Pour punir Vladimir Poutine de son invasion de l’Ukraine, l’UE a donc fait affluer des pétrodollars en Azerbaïdjan, et l’anéantissement du Haut-Karabagh n’aura été qu’un dommage collatéral de sa realpolitik.
Pour ce qui est du président américain, Joe Biden, il a longuement hésité avant de finalement qualifier en mars 2021 de génocide les massacres ottomans de 1915 contre les Arméniens. En 2022, la mémoire en était encore vive, mais alors qu’il avait eu assez de temps et d’occasions pour mettre en garde Ilham Aliev, par des sanctions, pour prévenir l’épuration ethnique au Karabagh, il n’en a rien fait.
Les querelles byzantines de la classe politique
Les Arméniens ont beaucoup de qualités, mais le savoir-faire diplomatique n’en fait pas partie. En effet, ils ont confondu politique étrangère et discours nationalistes. Pendant des décennies, ils ont cherché la reconnaissance et se sont satisfaits de beaux discours au lieu d’établir de solides éléments de puissance.
L’erreur fatale est à chercher dans la classe politique arménienne, qui n’a pas compris les évolutions de la scène internationale et qui a continué à compter sur la Russie. Or la Russie de Vladimir Poutine n’est pas celle de Boris Eltsine.
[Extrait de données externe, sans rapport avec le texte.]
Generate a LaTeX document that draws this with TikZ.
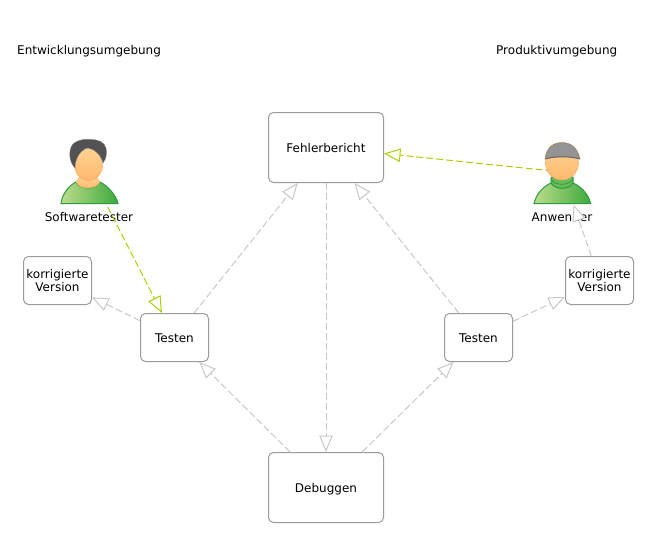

Les Arméniens comptaient tout particulièrement sur Moscou pour contenir les ingérences turques dans le Caucase du Sud et ainsi assurer l’équilibre des forces avec l’Azerbaïdjan. Mais ils ont eu tort.
Quand des forces militaires turques sont intervenues dans la guerre de 2020, la Russie n’a pas bougé pendant quarante-quatre jours. Ce qui a laissé le temps aux Azerbaïdjanais de détruire les forces du Karabagh et l’armée arménienne.
L’impuissance de l’élite politique arménienne est consternante. Depuis la « révolution de velours » de 2018, elle se déchire entre les actuels dirigeants « révolutionnaires » d’un côté, et les adeptes de l’ancien régime de l’autre.
En 2020, tout à ses bisbilles internes, cette classe politique a été incapable de percevoir la tempête à venir. Après avoir perdu la guerre cette année-là, elle a de nouveau raté l’occasion d’appeler à l’unité nationale pour élaborer un consensus autour de la sauvegarde du Haut-Karabagh.
Trop préoccupée par des luttes intestines, elle ne se rend pas compte du danger existentiel qui pèse sur son pays. Les petites nations n’ont guère droit à l’erreur. Chaque défaite peut leur être fatale. Même l’Arménie n’était plus là pour secourir l’aigle blessé du Karabagh quand l’Azerbaïdjan a attaqué le 19 septembre.
Maintenant, les habitants du Karabagh sont les otages des forces azerbaïdjanaises. Le maître de l’Azerbaïdjan, Ilham Aliev, annonce leur « intégration » forcée. Une terminologie qui rappelle de sinistres souvenirs de camps de concentration.